19 Juli 2012

Demokrasi dan Histeria

Dekat ini Jakarta menyongsong pesta demokrasinya pemilihan DKI-1. Enam calon bersaing untuk saling sikut memperebutkan kursi. Dari nama calon yang muncul, persaingan ditaksir bakal ‘panas’. Fauzi Bowo memimpin dalam perhitungan elektabilitas, tapi  lawan-lawan politiknya diprediksi dapat menikam diakhir. Sebut saja Jakowi yang namanya melambung semenjak “esemka”, Alex Noerdin yang dianggap sukses di Sumatera selatan, atau Faisal Basri sebagai calon independen yang belakangan merangsek sebagai calon kuat.

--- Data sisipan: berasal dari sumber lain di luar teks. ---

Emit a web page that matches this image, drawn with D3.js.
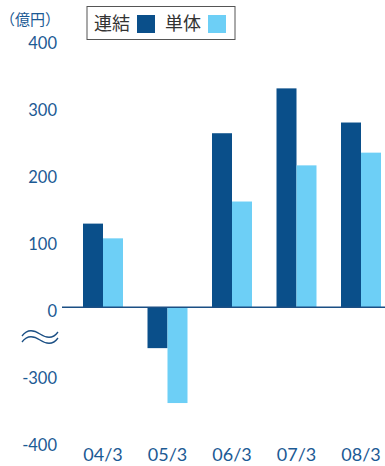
<!DOCTYPE html>
<html>
<head>
<meta charset="utf-8">
<script src="https://cdn.jsdelivr.net/npm/d3@7"></script>
<style>
  html, body { margin: 0; padding: 0; background: #fff; }
  svg { display: block; }
</style>
</head>
<body>
<svg id="chart" width="385" height="466"></svg>
<script>
// Fiscal years (March year-end)
const categories = ["04/3", "05/3", "06/3", "07/3", "08/3"];
// Consolidated and non-consolidated figures, in 億円
const consolidated = [125, -261, 260, 327, 276];
const standalone   = [103, -343, 158, 212, 231];
const seriesNames  = ["連結", "単体"];
// Axis labels: the axis is broken between 0 and -300
const tickValues = [400, 300, 200, 100, 0, -300, -400];
const unitLabel = "（億円）";

const colors = ["#0a4f8a", "#6dcff6"];
const textBlue = "#1c5a94";
const lineBlue = "#1b4f84";

// Values below zero skip the span between 0 and -200 (the axis break)
const breakGap = 200;
const fold = v => v < 0 ? v + breakGap : v;

const svg = d3.select("#chart");

const y = d3.scaleLinear()
  .domain([fold(-400), 400])
  .range([441.2, 39.5]);

const x0 = d3.scaleBand()
  .domain(categories)
  .range([70.75, 393.25])
  .paddingInner(0.38)
  .paddingOuter(0.19);

const x1 = d3.scaleBand()
  .domain([0, 1])
  .range([0, x0.bandwidth()]);

const rows = categories.map((c, i) => ({ cat: c, vals: [consolidated[i], standalone[i]] }));

// Bars
const groups = svg.append("g").selectAll("g")
  .data(rows).join("g")
  .attr("transform", d => `translate(${x0(d.cat)},0)`);

groups.selectAll("rect")
  .data(d => d.vals.map((v, k) => ({ v, k })))
  .join("rect")
  .attr("x", d => x1(d.k))
  .attr("width", x1.bandwidth())
  .attr("y", d => Math.min(y(fold(d.v)), y(0)))
  .attr("height", d => Math.abs(y(fold(d.v)) - y(0)))
  .attr("fill", d => colors[d.k]);

// Zero line
svg.append("line")
  .attr("x1", 62).attr("x2", 385)
  .attr("y1", y(0)).attr("y2", y(0))
  .attr("stroke", lineBlue)
  .attr("stroke-width", 1.4);

// Y axis labels
const yAxis = d3.axisLeft(y)
  .tickValues(tickValues.map(fold))
  .tickFormat((d, i) => String(tickValues[i]))
  .tickSize(0)
  .tickPadding(0);

const yg = svg.append("g")
  .attr("transform", "translate(57,4)")
  .call(yAxis);
yg.select(".domain").remove();
yg.selectAll("text")
  .attr("fill", textBlue)
  .attr("font-family", "Lato, 'Open Sans', sans-serif")
  .attr("font-size", 16.5);

// Unit label
svg.append("text")
  .attr("x", 60).attr("y", 25)
  .attr("text-anchor", "end")
  .attr("fill", textBlue)
  .attr("font-family", "'Noto Sans CJK JP', sans-serif")
  .attr("font-size", 15)
  .text(unitLabel);

// Axis break marks
const wave = (yy) => `M22,${yy + 2} C27,${yy - 5} 34,${yy - 4} 40,${yy} S53,${yy + 5} 58,${yy - 2}`;
[334, 340].forEach(yy => {
  svg.append("path")
    .attr("d", wave(yy))
    .attr("fill", "none")
    .attr("stroke", lineBlue)
    .attr("stroke-width", 1.3);
});

// X axis labels
const xAxis = d3.axisBottom(x0).tickSize(0).tickPadding(0);
const xg = svg.append("g")
  .attr("transform", "translate(0,448)")
  .call(xAxis);
xg.select(".domain").remove();
xg.selectAll("text")
  .attr("fill", textBlue)
  .attr("font-family", "Lato, 'Open Sans', sans-serif")
  .attr("font-size", 18);

// Legend
const legend = svg.append("g");
legend.append("rect")
  .attr("x", 87).attr("y", 6.5)
  .attr("width", 148).attr("height", 33)
  .attr("fill", "#fff")
  .attr("stroke", "#555")
  .attr("stroke-width", 1);

const legendX = [94, 165];
seriesNames.forEach((name, k) => {
  legend.append("text")
    .attr("x", legendX[k]).attr("y", 29.5)
    .attr("fill", "#333")
    .attr("font-family", "'Noto Sans CJK JP', sans-serif")
    .attr("font-size", 18)
    .text(name);
  legend.append("rect")
    .attr("x", legendX[k] + 43).attr("y", 15)
    .attr("width", 18).attr("height", 18)
    .attr("fill", colors[k]);
});
</script>
</body>
</html>
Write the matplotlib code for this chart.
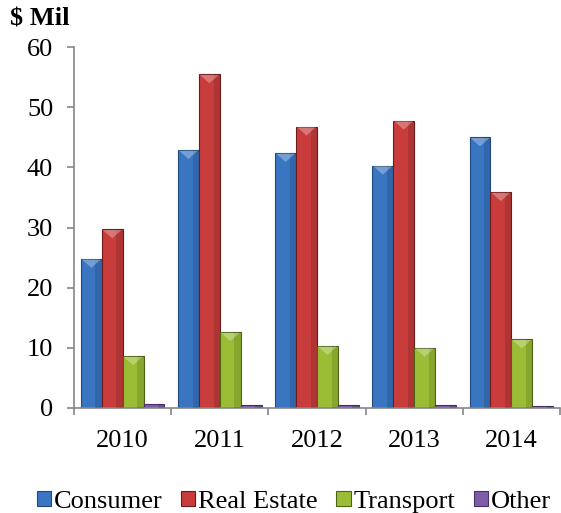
import matplotlib
matplotlib.use("Agg")
import matplotlib.pyplot as plt
import numpy as np

years = ["2010", "2011", "2012", "2013", "2014"]
consumer = [24.8, 42.9, 42.4, 40.3, 45.0]
real_estate = [29.7, 55.5, 46.8, 47.8, 35.9]
transport = [8.6, 12.6, 10.3, 10.0, 11.4]
other = [0.7, 0.5, 0.5, 0.4, 0.3]

series = [("Consumer", consumer, "#3a75c2", "#1f4a80"),
          ("Real Estate", real_estate, "#c83c3c", "#6e1a1a"),
          ("Transport", transport, "#9bbd35", "#4d6417"),
          ("Other", other, "#7d5da8", "#45306a")]

plt.rcParams['font.family'] = ['Liberation Serif', 'DejaVu Serif']

fig = plt.figure(figsize=(5.61, 5.13), dpi=100)
ax = fig.add_axes([0.132, 0.205, 0.866, 0.703])

x = np.arange(len(years))
w = 0.215
start = -1.5 * w
for i, (name, vals, col, edge) in enumerate(series):
    pos = x + start + i * w
    ax.bar(pos, vals, width=w, color=col, edgecolor=edge, linewidth=0.8,
           label=name, zorder=2)
    # darker strip on the right side for the rounded look
    ax.bar(pos + w * 0.35, vals, width=w * 0.3, color="black", alpha=0.12,
           lw=0, zorder=3)
    # light bevel triangle on top of each bar
    for p, v in zip(pos, vals):
        if v > 2:
            ax.fill([p - w / 2 + 0.01, p + w / 2 - 0.01, p],
                    [v - 0.1, v - 0.1, v - 1.5],
                    color="white", alpha=0.3, lw=0, zorder=4)

ax.set_xlim(-0.5, len(years) - 0.5)
ax.set_ylim(0, 60)
ax.set_yticks(range(0, 61, 10))
ax.set_xticks(np.arange(-0.5, len(years), 1.0), minor=False)
ax.set_xticklabels([])
ax.set_xticks(x, minor=True)
ax.set_xticklabels(years, minor=True)
ax.tick_params(axis='x', which='minor', length=0, labelsize=19, pad=16)
ax.tick_params(axis='x', which='major', length=5, color='#868686', width=1.2)
ax.tick_params(axis='y', length=5, color='#868686', width=1.2, labelsize=19, pad=10)

for s in ['top', 'right']:
    ax.spines[s].set_visible(False)
for s in ['left', 'bottom']:
    ax.spines[s].set_color('#868686')
    ax.spines[s].set_linewidth(1.2)

fig.text(0.018, 0.962, "$ Mil", fontsize=19, fontweight='bold', ha='left', va='center')

ax.legend(loc='upper center', bbox_to_anchor=(0.452, -0.2), ncol=4, frameon=False,
          fontsize=19, handlelength=0.55, handleheight=0.55, handletextpad=0.1,
          columnspacing=0.7, borderaxespad=0)

fig.savefig("out.png", dpi=100)
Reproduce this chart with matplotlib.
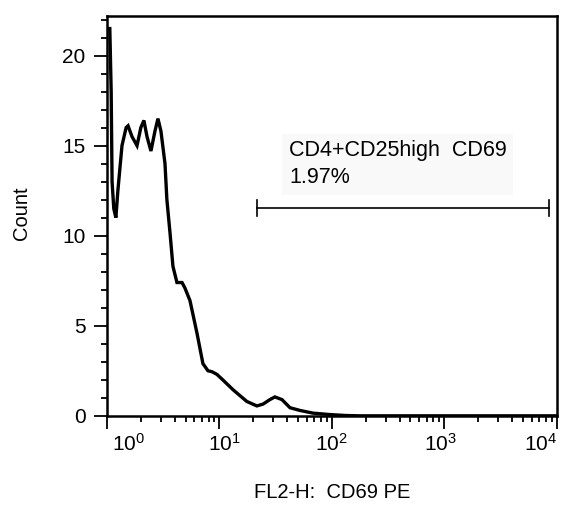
import matplotlib
matplotlib.use("Agg")
import matplotlib.pyplot as plt
import matplotlib.transforms as mtransforms
from matplotlib.ticker import FixedLocator, LogLocator, NullFormatter, MultipleLocator

plt.rcParams['font.family'] = ['Liberation Sans', 'DejaVu Sans']
plt.rcParams['mathtext.fontset'] = 'custom'
plt.rcParams['mathtext.rm'] = 'Liberation Sans'
plt.rcParams['mathtext.it'] = 'Liberation Sans'

# ---- histogram trace (FL2-H channel value, count) ----
fl2 = [1.00, 1.06, 1.09, 1.11, 1.15, 1.20, 1.25, 1.36, 1.48, 1.54, 1.67, 1.85,
       2.00, 2.13, 2.27, 2.46, 2.67, 2.84, 3.02, 3.28, 3.41, 3.63, 3.86, 4.19,
       4.65, 4.93, 5.47, 6.31, 7.13, 7.91, 8.57, 9.51, 10.7, 13.2, 17.5, 21.5,
       24.4, 28.1, 31.1, 36.0, 42.4, 52.0, 67.8, 95.9, 131, 177, 10000]
count = [21.5, 21.5, 18.0, 13.0, 11.5, 11.0, 12.5, 15.0, 16.0, 16.1, 15.5, 15.0,
         16.0, 16.4, 15.5, 14.7, 15.8, 16.5, 15.8, 14.0, 12.0, 10.2, 8.3, 7.4,
         7.4, 7.1, 6.4, 4.6, 2.9, 2.5, 2.45, 2.3, 2.0, 1.45, 0.8, 0.55,
         0.65, 0.9, 1.05, 0.9, 0.45, 0.3, 0.15, 0.07, 0.02, 0.0, 0.0]

# gate marker
gate_start, gate_end, gate_y = 21.5, 8500, 11.55
gate_name = "CD4+CD25high  CD69"
gate_pct = "1.97%"

xticks = [1, 10, 100, 1000, 10000]
xtick_labels = [r"$10^{0}$", r"$10^{1}$", r"$10^{2}$", r"$10^{3}$", r"$10^{4}$"]
xlabel_shift = [22, 5, 0, -4, -16]   # px, labels are not centred on ticks
yticks = [0, 5, 10, 15, 20]

fig = plt.figure(figsize=(5.63, 5.14), dpi=100)
ax = fig.add_axes([0.190, 0.191, 0.799, 0.778])

ax.plot(fl2, count, color='black', lw=2.4, solid_joinstyle='miter')

# gate bar with end caps
ax.plot([gate_start, gate_end], [gate_y, gate_y], color='black', lw=1.2)
ax.plot([gate_start, gate_start], [gate_y - 0.45, gate_y + 0.45], color='black', lw=1.2)
ax.plot([gate_end, gate_end], [gate_y - 0.45, gate_y + 0.45], color='black', lw=1.2)
ax.text(41.5, 13.97, gate_name + "\n" + gate_pct, fontsize=15.5, ha='left', va='center',
        linespacing=1.4,
        bbox=dict(boxstyle='square,pad=0.3', facecolor='#f9f9f9', edgecolor='none'))

ax.set_xscale('log')
ax.set_xlim(1, 10000)
ax.set_ylim(0, 22.2)

ax.xaxis.set_major_locator(FixedLocator(xticks))
ax.set_xticklabels(xtick_labels)
ax.xaxis.set_minor_locator(LogLocator(base=10, subs=range(2, 10)))
ax.xaxis.set_minor_formatter(NullFormatter())
ax.set_yticks(yticks)
ax.yaxis.set_minor_locator(MultipleLocator(1))

ax.tick_params(axis='both', which='major', direction='out', length=9.5, width=1.3,
               labelsize=15, top=False, right=False)
ax.tick_params(axis='y', which='major', pad=6)
ax.tick_params(axis='x', which='major', pad=3)
ax.tick_params(axis='both', which='minor', direction='out', length=4, width=1.3,
               top=False, right=False)

for s in ax.spines.values():
    s.set_linewidth(1.8)

for lb, dx in zip(ax.get_xticklabels(), xlabel_shift):
    lb.set_transform(lb.get_transform() +
                     mtransforms.ScaledTranslation(dx / 100, 0, fig.dpi_scale_trans))

fig.text(332 / 563, 1 - 493 / 514, "FL2-H:  CD69 PE", fontsize=14.5,
         ha='center', va='center')
fig.text(22 / 563, 1 - 213 / 514, "Count", fontsize=14.5, rotation=90,
         ha='center', va='center')

fig.savefig("out.png", dpi=100)
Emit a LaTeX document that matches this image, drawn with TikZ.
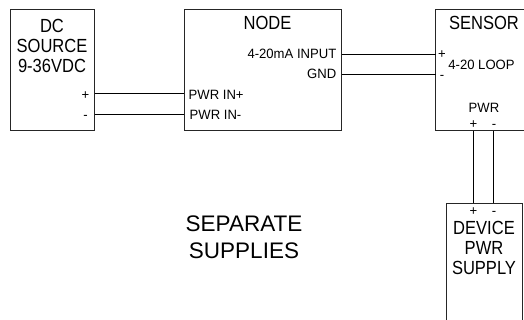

Akan tetapi persaingan ‘panas’ Pilkada DKI seperti hanya terjadi pada lingkup antar calon terpilih dan tataran partai politik. Sebab muncul kesan paradoksal masyarakat Jakarta adem-ayem menanggapi pilkada DKI. Apa yang terlontar dari Mistar (35) seorang menjual gorengan, “saya enggak kenal calon-calon gubernur. Siapa pun yang terpilih, saya cuma mau harga bahan pokok murah”[1], mewakili suara rakyat yang sepenuhnya kecewa, pada demokrasi dan politik. Harga-harga barang yang mencekik rakyat miskin, Kasus-kasus korupsi, jual-beli kasus, dan tebang pilih hukuman, telah membuat rakyat tak lagi percaya adanya keadilan.

Goenawan Muhammad (GM) sebenarnya sudah mengurai secara gamblang kelesuan ini dalam demokrasi dan kekecewaan. GM memetakan sejarah demokrasi kita semenjak demokrasi awal kemerdekaan, demokrasi terpimpin Soekarno, demokrasi pancasila Soeharto, dan sekarang demokrasi ‘liberal’ era reformasi sebagai “harapan yang retak”. Kesemuanya mengarah pada tendensi bahwa demokrasi sebagai format, entah presidential atau parlementer, justru oligarki dan otoriter, menampikan platformnya: dari, oleh, dan untuk rakyat.